Une fois le message du Diable énoncé, il range ses cartes, fixant son consultant.

« Vous devez vous confronter à ces comportements toxiques. La carte vous amène à vous redresser, à vous élever et à faire de vous un être libre. » Poursuit-il.

Les réponses sont toujours présentes au fond de nous. C'est à la créature de trouver les siennes et de les faire ressortir à la surface. Encore une fois, comme toujours, Thadée espère juste que son tarot puisse mettre en lumière les réponses de l'Univers. Ce sera au consultant, en l'occurrence au Saraph, de faire le reste. Le frêle garçon range ses affaires dans son sac de fortune et, après avoir écouté l'ensemble des réponses de ses interlocuteurs, se lève poliment.

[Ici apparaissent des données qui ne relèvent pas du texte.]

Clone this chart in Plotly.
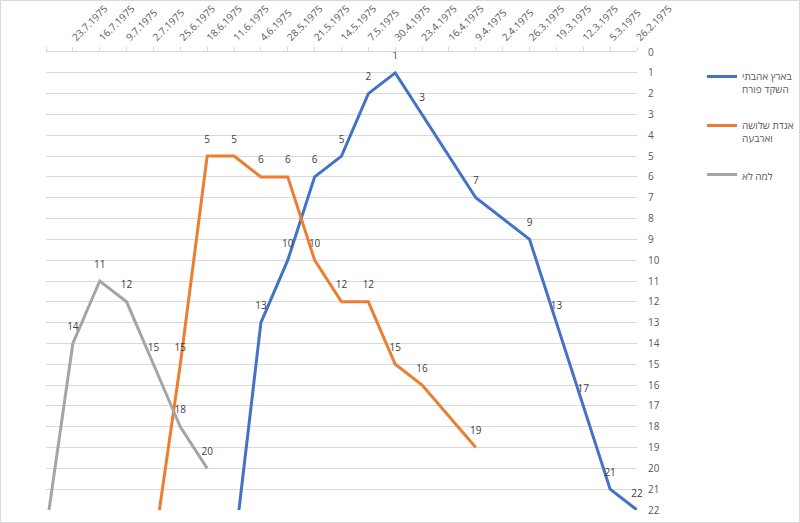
import plotly.graph_objects as go

dates = ["", "23.7.1975", "16.7.1975", "9.7.1975", "2.7.1975", "25.6.1975", "18.6.1975",
         "11.6.1975", "4.6.1975", "28.5.1975", "21.5.1975", "14.5.1975", "7.5.1975",
         "30.4.1975", "23.4.1975", "16.4.1975", "9.4.1975", "2.4.1975", "26.3.1975",
         "19.3.1975", "12.3.1975", "5.3.1975", "26.2.1975"]

names = ["בארץ אהבתי<br>השקד פורח", "אגדת שלושה<br>וארבעה", "למה לא"]

blue = [None, None, None, None, None, None, None, 24, 13, 10, 6, 5, 2, 1, 3, None, 7, None, 9, 13, 17, 21, 22]
orange = [None, None, None, None, 24, 15, 5, 5, 6, 6, 10, 12, 12, 15, 16, None, 19, None, None, None, None, None, None]
gray = [23, 14, 11, 12, 15, 18, 20, None, None, None, None, None, None, None, None, None, None, None, None, None, None, None, None]

colors = ["#4472C4", "#ED7D31", "#A5A5A5"]
ymax = 22

fig = go.Figure()
xs = list(range(len(dates)))
for i, (nm, vals) in enumerate(zip(names, [blue, orange, gray])):
    fig.add_trace(go.Scatter(
        x=xs, y=vals, name=nm, mode="lines",
        line=dict(color=colors[i], width=3), connectgaps=True,
        legendgroup=str(i), hoverinfo="skip",
    ))
for i, vals in enumerate([blue, orange, gray]):
    pts = [(x, v) for x, v in zip(xs, vals) if v is not None and v <= ymax]
    fig.add_trace(go.Scatter(
        x=[p[0] for p in pts], y=[p[1] for p in pts], mode="markers+text",
        text=[str(p[1]) for p in pts], textposition="top center",
        textfont=dict(size=10, color="#404040"),
        marker=dict(size=16, color="rgba(0,0,0,0)"),
        showlegend=False, cliponaxis=False, hoverinfo="skip",
    ))

fig.update_layout(
    width=800, height=523,
    margin=dict(l=46, r=163, t=52, b=13, autoexpand=False),
    paper_bgcolor="white", plot_bgcolor="white",
    font=dict(family="Open Sans, sans-serif", size=10, color="#595959"),
    showlegend=True,
    legend=dict(x=1.11, xanchor="left", y=0.975, yanchor="top",
                traceorder="grouped", tracegroupgap=20, valign="top",
                font=dict(size=10, color="#595959")),
    xaxis=dict(side="top", range=[0, len(dates) - 1], tickmode="array",
               tickvals=xs, ticktext=dates, tickangle=-45, automargin=False,
               ticks="outside", ticklen=4, tickcolor="#d9d9d9",
               showline=True, linecolor="#d9d9d9", linewidth=1,
               showgrid=False, zeroline=False, tickfont=dict(size=10, color="#595959")),
    yaxis=dict(side="right", range=[ymax, 0], dtick=1, tick0=0, automargin=False,
               showgrid=True, gridcolor="#d9d9d9", gridwidth=1, ticklabelstandoff=10,
               zeroline=False, showline=False, ticks="",
               tickfont=dict(size=10, color="#595959")),
    shapes=[dict(type="rect", xref="paper", yref="paper",
                 x0=-45.5 / 591, x1=753.5 / 591,
                 y0=-12.5 / 458, y1=1 + 51.5 / 458,
                 line=dict(color="#d9d9d9", width=1), fillcolor="rgba(0,0,0,0)", layer="above")],
)

fig.write_html("out.html")
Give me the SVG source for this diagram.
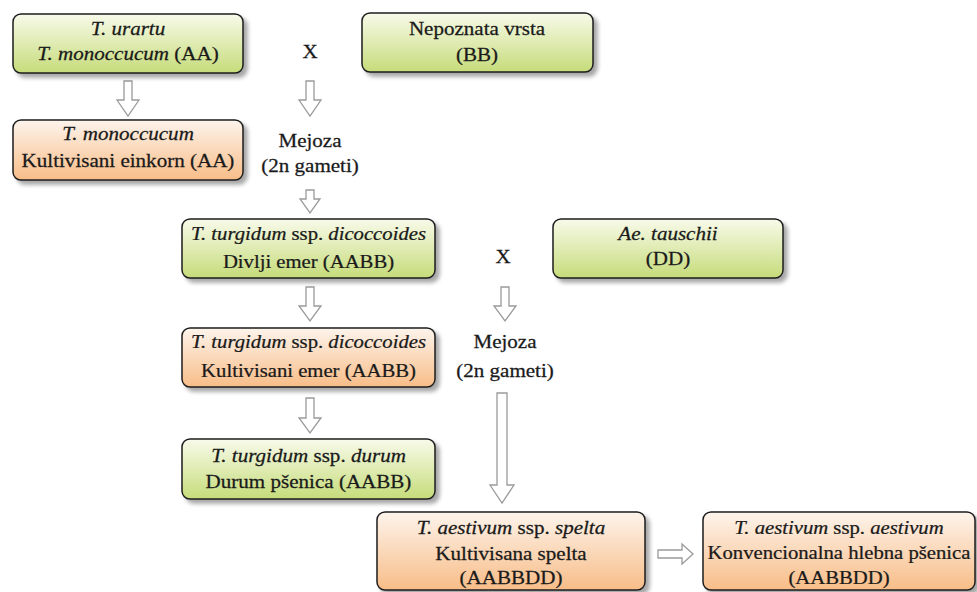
<svg xmlns="http://www.w3.org/2000/svg" width="977" height="592" viewBox="0 0 977 592">
<defs>
<linearGradient id="gGreen" x1="0" y1="0" x2="0" y2="1">
<stop offset="0" stop-color="#f8faea"/>
<stop offset="1" stop-color="#c6dc7a"/>
</linearGradient>
<linearGradient id="gOrange" x1="0" y1="0" x2="0" y2="1">
<stop offset="0" stop-color="#fdf4ec"/>
<stop offset="1" stop-color="#f8bd88"/>
</linearGradient>
<filter id="sh" x="-10%" y="-20%" width="125%" height="150%">
<feGaussianBlur in="SourceAlpha" stdDeviation="2.2"/>
<feOffset dx="4" dy="4" result="b"/>
<feComponentTransfer><feFuncA type="linear" slope="0.35"/></feComponentTransfer>
<feMerge><feMergeNode/><feMergeNode in="SourceGraphic"/></feMerge>
</filter>
</defs>
<style>
.box{stroke:#1e1e1e;stroke-width:1.5;filter:url(#sh)}
.g{fill:url(#gGreen)}
.o{fill:url(#gOrange)}
.t{font-family:"Liberation Serif","Times New Roman",serif;font-size:18px;fill:#1a1a1a;stroke:#1a1a1a;stroke-width:0.25;text-anchor:middle}
.i{font-style:italic}
.arr{fill:#ffffff;stroke:#9a9a9a;stroke-width:1.3;stroke-linejoin:miter}
</style>

<g id="connectors">
<path class="arr" d="M124,81 H132 V100 H139 L128,116 L117,100 H124 Z"/>
<path class="arr" d="M306,81 H314 V100 H321 L310,116 L299,100 H306 Z"/>
<path class="arr" d="M306,190 H314 V199 H320 L310,213 L300,199 H306 Z"/>
<path class="arr" d="M306,287 H314 V306 H321 L310,321 L299,306 H306 Z"/>
<path class="arr" d="M501,287 H509 V306 H516 L505,321 L494,306 H501 Z"/>
<path class="arr" d="M306,398 H314 V418 H321 L310,433 L299,418 H306 Z"/>
<path class="arr" d="M497,393 H507 V485 H514 L502,503 L490,485 H497 Z"/>
<path class="arr" d="M658,550 H682 V544 L693,554 L682,564 V558 H658 Z"/>
</g>

<g id="n-urartu">
<rect class="box g" x="13" y="14" width="230" height="59" rx="8"/>
<text class="t" transform="translate(128 0) scale(1.17 1)"><tspan x="0" y="35" class="i">T. urartu</tspan><tspan x="0" y="60"><tspan class="i">T. monoccucum</tspan> (AA)</tspan></text>
</g>

<g id="x1"><text class="t" transform="translate(310 58) scale(1.17 1)" x="0" y="0">X</text></g>

<g id="n-nepoznata">
<rect class="box g" x="362" y="13" width="231" height="59" rx="8"/>
<text class="t" transform="translate(477 0) scale(1.17 1)"><tspan x="0" y="35">Nepoznata vrsta</tspan><tspan x="0" y="61">(BB)</tspan></text>
</g>

<g id="n-monoccucum">
<rect class="box o" x="13" y="120" width="230" height="60" rx="8"/>
<text class="t" transform="translate(128 0) scale(1.17 1)"><tspan x="0" y="140" class="i">T. monoccucum</tspan><tspan x="0" y="167">Kultivisani einkorn (AA)</tspan></text>
</g>

<g id="mejoza1"><text class="t" transform="translate(310 0) scale(1.17 1)"><tspan x="0" y="147">Mejoza</tspan><tspan x="0" y="172">(2n gameti)</tspan></text></g>

<g id="n-divlji">
<rect class="box g" x="182" y="219" width="253" height="59" rx="8"/>
<text class="t" transform="translate(308.5 0) scale(1.15 1)"><tspan x="0" y="240"><tspan class="i">T. turgidum</tspan> ssp. <tspan class="i">dicoccoides</tspan></tspan><tspan x="0" y="268">Divlji emer (AABB)</tspan></text>
</g>

<g id="x2"><text class="t" transform="translate(503 263) scale(1.17 1)" x="0" y="0">X</text></g>

<g id="n-tauschii">
<rect class="box g" x="553" y="219" width="230" height="59" rx="8"/>
<text class="t" transform="translate(668 0) scale(1.17 1)"><tspan x="0" y="240" class="i">Ae. tauschii</tspan><tspan x="0" y="265">(DD)</tspan></text>
</g>

<g id="n-kultemer">
<rect class="box o" x="182" y="328" width="253" height="59" rx="8"/>
<text class="t" transform="translate(308.5 0) scale(1.15 1)"><tspan x="0" y="348"><tspan class="i">T. turgidum</tspan> ssp. <tspan class="i">dicoccoides</tspan></tspan><tspan x="0" y="377">Kultivisani emer (AABB)</tspan></text>
</g>

<g id="mejoza2"><text class="t" transform="translate(505 0) scale(1.17 1)"><tspan x="0" y="348">Mejoza</tspan><tspan x="0" y="377">(2n gameti)</tspan></text></g>

<g id="n-durum">
<rect class="box g" x="182" y="439" width="253" height="60" rx="8"/>
<text class="t" transform="translate(308.5 0) scale(1.17 1)"><tspan x="0" y="462"><tspan class="i">T. turgidum</tspan> ssp. <tspan class="i">durum</tspan></tspan><tspan x="0" y="488">Durum pšenica (AABB)</tspan></text>
</g>

<g id="n-spelta">
<rect class="box o" x="377" y="512" width="268" height="78" rx="8"/>
<text class="t" transform="translate(511 0) scale(1.17 1)"><tspan x="0" y="534"><tspan class="i">T. aestivum</tspan> ssp. <tspan class="i">spelta</tspan></tspan><tspan x="0" y="560">Kultivisana spelta</tspan><tspan x="0" y="584">(AABBDD)</tspan></text>
</g>

<g id="n-aestivum">
<rect class="box o" x="703" y="512" width="272" height="78" rx="8"/>
<text class="t" transform="translate(839 0) scale(1.15 1)"><tspan x="0" y="534"><tspan class="i">T. aestivum</tspan> ssp. <tspan class="i">aestivum</tspan></tspan><tspan x="0" y="559">Konvencionalna hlebna pšenica</tspan><tspan x="0" y="584">(AABBDD)</tspan></text>
</g>
</svg>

« Monsieur Artémis, ce fut un honneur. Merci pour votre curiosité et pour votre consultation improvisée. Vous êtes et serez utile au monde. N'en doutez pas. » Dit-il, offrant un rapide sourire crispé par la même occasion.

Il se tourne vers la bête cornue.

« Tlaxlheel, même chose. Merci d'avoir fait fuir la brute alcoolique, et merci pour vos questions. Je vous souhaite de trouver les réponses que vous cherchez. N'oubliez pas, chaque chose sur cette planète grise à un prix. » Ajoute t-il, avec la même mimique.

Puis, il s'en va aussi discrètement qu'il était arrivé dans cette taverne, sans un regard en arrière. Il n'en doute pas, les chemins des trois individus se recroiseront de nouveau. Du moins, il l'espère.